Being a parent is the best role one can have in life. It gives you both physical and emotional satisfaction. Your child’s well being and happiness are all you think about when it comes to decisions related to your child’s life.
Childhood is one of the most critical years in a person’s life. It’s also a time when parents can drastically affect their kids’ future by deciding how much influence they will have over them. Parents just want to see their children succeed, and they employ a variety of methods to shape their kids’ futures.
How much of your parenting behaviour is based on what you went through as a child? Have you told yourself that you turned out fine, and so will my kid if I hit them for the sake of discipline? Or have you gone in the complete opposite direction and cannot enforce any discipline at all?
Were you listened to as a child? Did your thoughts and opinions matter? Were you threatened with dire consequences at the thought of disobedience? Were you disciplined based on fear?
I remember that my husband would look at unruly kids, much before we even planned for a child, and say I would be hitting our children if they misbehave. It’s the only way. Since we’ve had our son, he hasn’t done that once. You learn, and you grow.

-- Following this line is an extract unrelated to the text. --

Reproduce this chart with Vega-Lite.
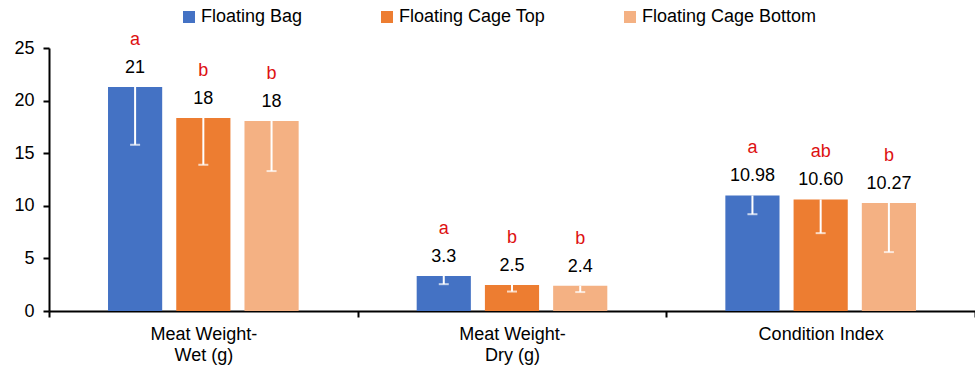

Gentle Parenting Explained
What is Gentle Parenting? It’s nothing but empathising with your child and not employing any harsh or capital punishment – verbal or physical. Pay attention to the cues your child gives you instead of imposing your demands on them.
It is not instinctive to be a gentle parent for everyone because most of us are raised in societies where hitting a child was common. Children were to be hardly seen and never heard.
Gentle parenting is a conscious decision you take to see your child as an independent human being and deal with them accordingly. Would you hit an adult for not listening to you?
Permissive Parenting vs Gentle Parenting vs Authoritative Parenting
Being permissive is not setting boundaries, and authoritative is when parents impose their demands on the child and react with harsh punishment if they’re not met.
Gentle parenting is not permissive parenting. You just establish boundaries more gently. If your child is at an age where they’re hitting, you don’t hit them back, nor do you allow it. You direct the child’s hands away from you gently and say no hitting every time it happens.
Apart from that, you talk to the child about it. If they’re hitting when they’re angry, give them a toy or punching bag and let them take out their anger on it. Are they hitting as a way to do something with their hands? Keep their hands busy with other items. It’s not an easy journey for sure. We’re still trying to deal with it. All I know is that scolding or hitting back doesn’t work and often backfires.
We have in no way perfected this. Nor do I know of anyone who has. Some days it is easy, other days next to impossible.
Usually, I take a deep breath and remove myself from the situation for a few minutes till I calm down. Or I hug my son so both of us can regulate our feelings.
We’ll never be perfect parents. But we’re going to constantly try to come as close to it as possible!